* [Short task]: Keep pictures out. Copy exactly the lines from the one containing "Rebuild this chart" to the one containing "aisc = [2300, 2250, 2100, 1850, 1600]", endpoints included.

------------------------------

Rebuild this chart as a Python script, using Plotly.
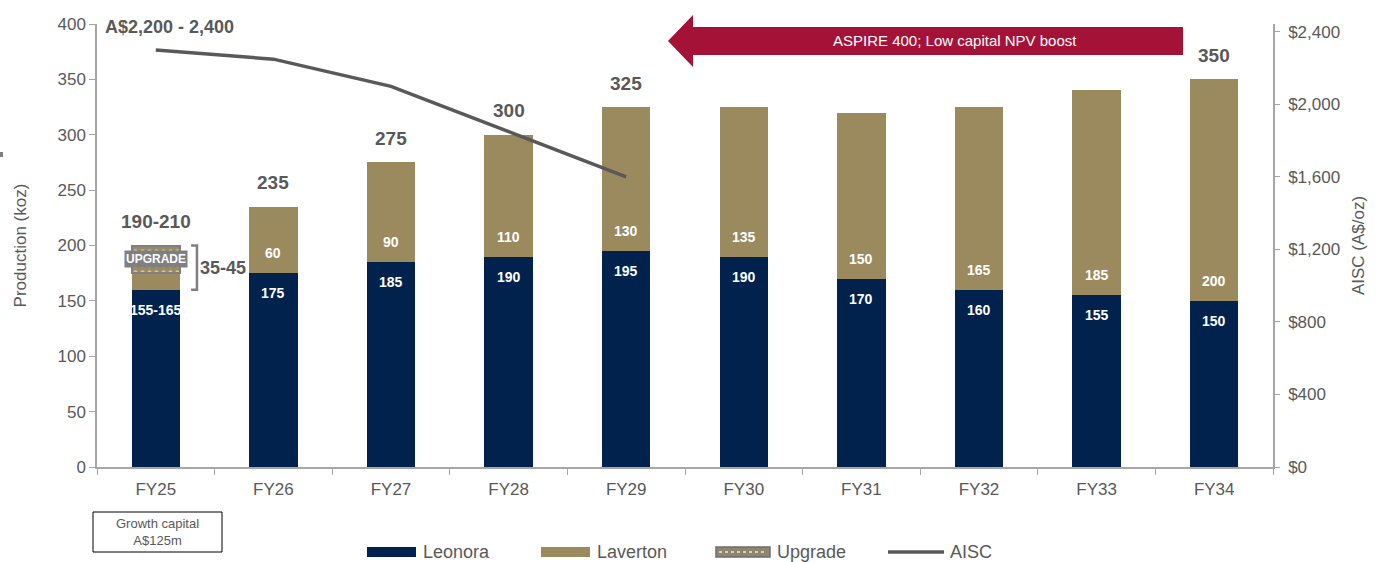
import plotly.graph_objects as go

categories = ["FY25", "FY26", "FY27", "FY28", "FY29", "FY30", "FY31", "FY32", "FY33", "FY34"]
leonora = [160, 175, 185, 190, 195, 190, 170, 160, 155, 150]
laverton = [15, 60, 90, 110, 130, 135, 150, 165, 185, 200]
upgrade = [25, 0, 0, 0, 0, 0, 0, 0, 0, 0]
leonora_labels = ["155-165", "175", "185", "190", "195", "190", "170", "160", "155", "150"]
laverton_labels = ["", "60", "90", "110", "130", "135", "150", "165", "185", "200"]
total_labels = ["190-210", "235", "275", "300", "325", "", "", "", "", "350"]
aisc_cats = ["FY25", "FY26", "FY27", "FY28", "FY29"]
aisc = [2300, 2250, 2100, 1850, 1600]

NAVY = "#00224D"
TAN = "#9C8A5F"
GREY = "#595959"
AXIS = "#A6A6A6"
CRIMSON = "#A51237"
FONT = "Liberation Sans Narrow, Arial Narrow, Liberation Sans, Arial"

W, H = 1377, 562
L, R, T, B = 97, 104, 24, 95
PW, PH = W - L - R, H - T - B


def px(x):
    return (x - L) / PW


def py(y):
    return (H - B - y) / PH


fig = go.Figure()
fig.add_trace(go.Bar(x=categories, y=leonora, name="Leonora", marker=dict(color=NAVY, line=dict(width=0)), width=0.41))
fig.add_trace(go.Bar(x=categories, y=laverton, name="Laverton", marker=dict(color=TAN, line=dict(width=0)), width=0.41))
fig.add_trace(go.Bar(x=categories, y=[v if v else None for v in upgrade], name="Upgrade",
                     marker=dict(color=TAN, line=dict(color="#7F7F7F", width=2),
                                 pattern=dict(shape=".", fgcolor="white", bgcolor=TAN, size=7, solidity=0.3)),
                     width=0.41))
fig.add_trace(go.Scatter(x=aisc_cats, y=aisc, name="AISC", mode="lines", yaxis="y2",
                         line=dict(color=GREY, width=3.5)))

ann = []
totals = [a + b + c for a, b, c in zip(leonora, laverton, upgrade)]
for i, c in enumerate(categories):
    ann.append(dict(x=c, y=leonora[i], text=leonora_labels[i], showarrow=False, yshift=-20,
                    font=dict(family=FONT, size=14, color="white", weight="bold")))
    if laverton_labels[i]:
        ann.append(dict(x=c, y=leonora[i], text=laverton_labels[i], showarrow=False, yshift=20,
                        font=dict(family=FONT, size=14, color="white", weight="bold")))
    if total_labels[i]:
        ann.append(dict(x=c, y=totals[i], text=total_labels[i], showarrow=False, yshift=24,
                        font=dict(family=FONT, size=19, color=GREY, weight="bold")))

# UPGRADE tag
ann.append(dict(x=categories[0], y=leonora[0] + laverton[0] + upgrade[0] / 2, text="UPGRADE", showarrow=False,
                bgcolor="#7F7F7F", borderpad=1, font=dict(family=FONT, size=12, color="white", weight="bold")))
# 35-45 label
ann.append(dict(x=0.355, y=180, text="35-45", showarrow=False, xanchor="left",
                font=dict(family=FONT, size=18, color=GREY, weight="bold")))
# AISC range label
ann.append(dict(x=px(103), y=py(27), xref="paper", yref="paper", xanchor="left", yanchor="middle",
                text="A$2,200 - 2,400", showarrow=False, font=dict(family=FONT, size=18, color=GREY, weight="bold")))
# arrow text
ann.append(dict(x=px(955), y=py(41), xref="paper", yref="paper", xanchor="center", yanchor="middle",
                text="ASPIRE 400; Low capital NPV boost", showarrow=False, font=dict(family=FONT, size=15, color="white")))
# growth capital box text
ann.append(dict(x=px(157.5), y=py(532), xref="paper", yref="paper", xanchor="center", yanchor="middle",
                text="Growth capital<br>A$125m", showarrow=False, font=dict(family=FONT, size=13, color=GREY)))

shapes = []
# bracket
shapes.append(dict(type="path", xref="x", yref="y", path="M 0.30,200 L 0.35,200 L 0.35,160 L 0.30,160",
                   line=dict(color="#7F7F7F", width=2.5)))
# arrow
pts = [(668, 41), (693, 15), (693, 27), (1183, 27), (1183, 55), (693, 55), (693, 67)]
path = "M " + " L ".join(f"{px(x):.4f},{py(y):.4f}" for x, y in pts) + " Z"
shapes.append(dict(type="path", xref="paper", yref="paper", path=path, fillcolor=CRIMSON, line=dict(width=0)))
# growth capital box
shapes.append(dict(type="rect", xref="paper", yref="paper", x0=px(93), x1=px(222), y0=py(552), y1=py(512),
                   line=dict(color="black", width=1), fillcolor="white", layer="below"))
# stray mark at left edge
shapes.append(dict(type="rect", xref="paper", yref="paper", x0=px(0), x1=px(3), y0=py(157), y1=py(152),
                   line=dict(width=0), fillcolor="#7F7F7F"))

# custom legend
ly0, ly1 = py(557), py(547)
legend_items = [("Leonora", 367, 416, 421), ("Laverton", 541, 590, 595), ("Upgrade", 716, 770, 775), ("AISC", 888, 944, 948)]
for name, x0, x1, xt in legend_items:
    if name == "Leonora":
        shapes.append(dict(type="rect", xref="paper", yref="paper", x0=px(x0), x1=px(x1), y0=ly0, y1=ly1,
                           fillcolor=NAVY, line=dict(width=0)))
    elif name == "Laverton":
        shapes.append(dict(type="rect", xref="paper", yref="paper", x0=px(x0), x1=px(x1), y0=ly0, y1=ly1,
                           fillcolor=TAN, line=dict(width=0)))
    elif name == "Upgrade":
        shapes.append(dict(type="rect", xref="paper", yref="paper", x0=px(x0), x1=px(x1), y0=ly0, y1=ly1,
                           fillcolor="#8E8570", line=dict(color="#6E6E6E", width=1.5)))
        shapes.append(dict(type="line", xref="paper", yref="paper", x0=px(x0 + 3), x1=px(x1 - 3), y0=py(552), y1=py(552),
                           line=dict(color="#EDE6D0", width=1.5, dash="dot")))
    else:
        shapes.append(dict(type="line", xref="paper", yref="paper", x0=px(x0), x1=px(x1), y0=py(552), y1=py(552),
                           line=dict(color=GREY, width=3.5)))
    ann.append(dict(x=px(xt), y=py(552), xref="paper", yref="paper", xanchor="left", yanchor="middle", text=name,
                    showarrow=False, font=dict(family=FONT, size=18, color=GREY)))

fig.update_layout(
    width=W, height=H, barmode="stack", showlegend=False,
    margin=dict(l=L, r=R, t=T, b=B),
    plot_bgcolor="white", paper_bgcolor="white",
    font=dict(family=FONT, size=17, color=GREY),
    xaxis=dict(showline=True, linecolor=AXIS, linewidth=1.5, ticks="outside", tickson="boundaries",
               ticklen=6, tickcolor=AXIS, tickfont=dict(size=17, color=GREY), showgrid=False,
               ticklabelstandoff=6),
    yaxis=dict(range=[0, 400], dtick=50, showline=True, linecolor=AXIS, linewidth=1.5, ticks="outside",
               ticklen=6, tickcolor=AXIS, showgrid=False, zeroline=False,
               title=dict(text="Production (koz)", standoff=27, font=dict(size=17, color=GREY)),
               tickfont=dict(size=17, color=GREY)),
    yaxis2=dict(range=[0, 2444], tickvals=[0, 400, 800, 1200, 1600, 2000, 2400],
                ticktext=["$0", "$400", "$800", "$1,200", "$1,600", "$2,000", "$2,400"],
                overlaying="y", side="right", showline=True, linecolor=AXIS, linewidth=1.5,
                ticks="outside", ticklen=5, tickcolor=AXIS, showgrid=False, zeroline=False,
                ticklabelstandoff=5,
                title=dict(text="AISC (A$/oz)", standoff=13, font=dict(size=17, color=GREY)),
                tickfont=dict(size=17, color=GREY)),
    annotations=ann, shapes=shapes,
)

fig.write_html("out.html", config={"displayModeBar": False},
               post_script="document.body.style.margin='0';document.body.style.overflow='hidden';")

------------------------------

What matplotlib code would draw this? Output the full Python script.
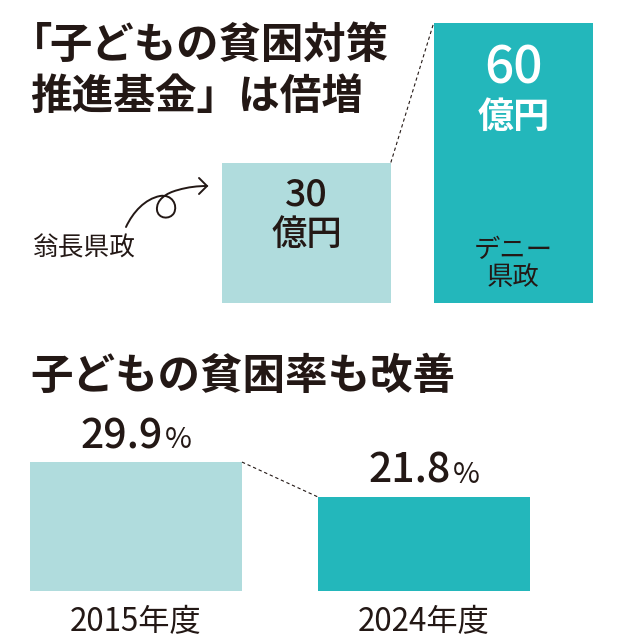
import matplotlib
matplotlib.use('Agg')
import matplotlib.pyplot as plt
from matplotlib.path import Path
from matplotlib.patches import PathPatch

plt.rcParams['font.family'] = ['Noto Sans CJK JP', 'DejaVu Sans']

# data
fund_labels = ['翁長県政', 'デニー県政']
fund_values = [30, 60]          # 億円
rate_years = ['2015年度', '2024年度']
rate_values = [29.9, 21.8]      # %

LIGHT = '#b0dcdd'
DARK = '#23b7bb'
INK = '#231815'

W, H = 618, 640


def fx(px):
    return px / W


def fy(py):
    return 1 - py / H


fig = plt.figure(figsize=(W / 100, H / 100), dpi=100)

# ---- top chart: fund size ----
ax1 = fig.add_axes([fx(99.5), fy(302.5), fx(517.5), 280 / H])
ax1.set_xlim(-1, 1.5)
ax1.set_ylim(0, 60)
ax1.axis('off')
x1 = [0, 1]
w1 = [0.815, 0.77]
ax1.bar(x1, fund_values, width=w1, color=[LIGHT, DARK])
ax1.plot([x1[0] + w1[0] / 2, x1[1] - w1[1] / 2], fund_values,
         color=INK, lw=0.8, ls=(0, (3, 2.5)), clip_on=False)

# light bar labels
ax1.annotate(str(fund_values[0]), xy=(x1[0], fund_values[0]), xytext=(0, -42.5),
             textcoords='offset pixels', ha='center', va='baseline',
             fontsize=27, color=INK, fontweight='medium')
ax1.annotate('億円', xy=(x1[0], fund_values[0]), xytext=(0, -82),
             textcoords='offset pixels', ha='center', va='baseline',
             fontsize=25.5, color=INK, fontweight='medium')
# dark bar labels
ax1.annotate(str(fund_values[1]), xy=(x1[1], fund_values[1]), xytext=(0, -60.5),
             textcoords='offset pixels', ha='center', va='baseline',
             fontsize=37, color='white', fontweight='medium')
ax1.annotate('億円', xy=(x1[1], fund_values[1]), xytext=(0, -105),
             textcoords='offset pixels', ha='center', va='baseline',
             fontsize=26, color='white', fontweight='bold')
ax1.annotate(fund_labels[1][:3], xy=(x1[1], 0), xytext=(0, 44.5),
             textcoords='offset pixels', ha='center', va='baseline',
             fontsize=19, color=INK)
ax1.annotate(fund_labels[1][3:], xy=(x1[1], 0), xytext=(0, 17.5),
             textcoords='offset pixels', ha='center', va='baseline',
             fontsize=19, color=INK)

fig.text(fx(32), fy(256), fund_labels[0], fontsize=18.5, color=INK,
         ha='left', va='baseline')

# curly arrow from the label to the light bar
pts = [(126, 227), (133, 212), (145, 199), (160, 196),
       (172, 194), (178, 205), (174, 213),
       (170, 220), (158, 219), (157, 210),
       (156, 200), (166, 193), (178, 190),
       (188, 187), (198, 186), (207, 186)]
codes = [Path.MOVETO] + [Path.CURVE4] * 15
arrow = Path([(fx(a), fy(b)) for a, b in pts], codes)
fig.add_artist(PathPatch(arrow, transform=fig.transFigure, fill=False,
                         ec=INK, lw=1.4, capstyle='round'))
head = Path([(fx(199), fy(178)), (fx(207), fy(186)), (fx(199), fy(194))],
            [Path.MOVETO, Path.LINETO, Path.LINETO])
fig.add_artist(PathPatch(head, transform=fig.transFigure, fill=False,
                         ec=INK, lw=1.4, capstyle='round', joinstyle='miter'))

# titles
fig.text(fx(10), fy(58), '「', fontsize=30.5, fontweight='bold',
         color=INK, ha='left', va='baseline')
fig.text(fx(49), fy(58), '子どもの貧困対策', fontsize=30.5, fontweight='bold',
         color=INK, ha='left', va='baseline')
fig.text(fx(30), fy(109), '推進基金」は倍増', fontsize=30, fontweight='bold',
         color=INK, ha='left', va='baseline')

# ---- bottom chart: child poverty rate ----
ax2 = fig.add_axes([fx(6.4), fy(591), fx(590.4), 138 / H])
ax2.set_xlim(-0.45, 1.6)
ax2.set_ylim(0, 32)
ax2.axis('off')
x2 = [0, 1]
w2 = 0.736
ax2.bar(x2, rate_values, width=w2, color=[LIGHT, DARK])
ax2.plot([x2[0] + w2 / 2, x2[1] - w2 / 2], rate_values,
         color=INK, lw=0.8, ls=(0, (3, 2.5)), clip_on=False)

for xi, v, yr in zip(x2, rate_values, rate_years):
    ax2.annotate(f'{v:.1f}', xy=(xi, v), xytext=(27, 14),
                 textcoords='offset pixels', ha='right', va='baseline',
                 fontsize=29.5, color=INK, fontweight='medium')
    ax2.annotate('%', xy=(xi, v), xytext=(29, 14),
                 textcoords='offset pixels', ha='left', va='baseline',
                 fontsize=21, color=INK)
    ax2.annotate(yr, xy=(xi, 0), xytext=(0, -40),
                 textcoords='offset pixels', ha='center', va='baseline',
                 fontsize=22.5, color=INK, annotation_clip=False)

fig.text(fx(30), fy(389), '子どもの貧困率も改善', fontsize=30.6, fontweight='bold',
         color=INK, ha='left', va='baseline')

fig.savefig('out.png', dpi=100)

------------------------------

* [Response to the exercise]:
Rebuild this chart as a Python script, using Plotly.
import plotly.graph_objects as go

categories = ["FY25", "FY26", "FY27", "FY28", "FY29", "FY30", "FY31", "FY32", "FY33", "FY34"]
leonora = [160, 175, 185, 190, 195, 190, 170, 160, 155, 150]
laverton = [15, 60, 90, 110, 130, 135, 150, 165, 185, 200]
upgrade = [25, 0, 0, 0, 0, 0, 0, 0, 0, 0]
leonora_labels = ["155-165", "175", "185", "190", "195", "190", "170", "160", "155", "150"]
laverton_labels = ["", "60", "90", "110", "130", "135", "150", "165", "185", "200"]
total_labels = ["190-210", "235", "275", "300", "325", "", "", "", "", "350"]
aisc_cats = ["FY25", "FY26", "FY27", "FY28", "FY29"]
aisc = [2300, 2250, 2100, 1850, 1600]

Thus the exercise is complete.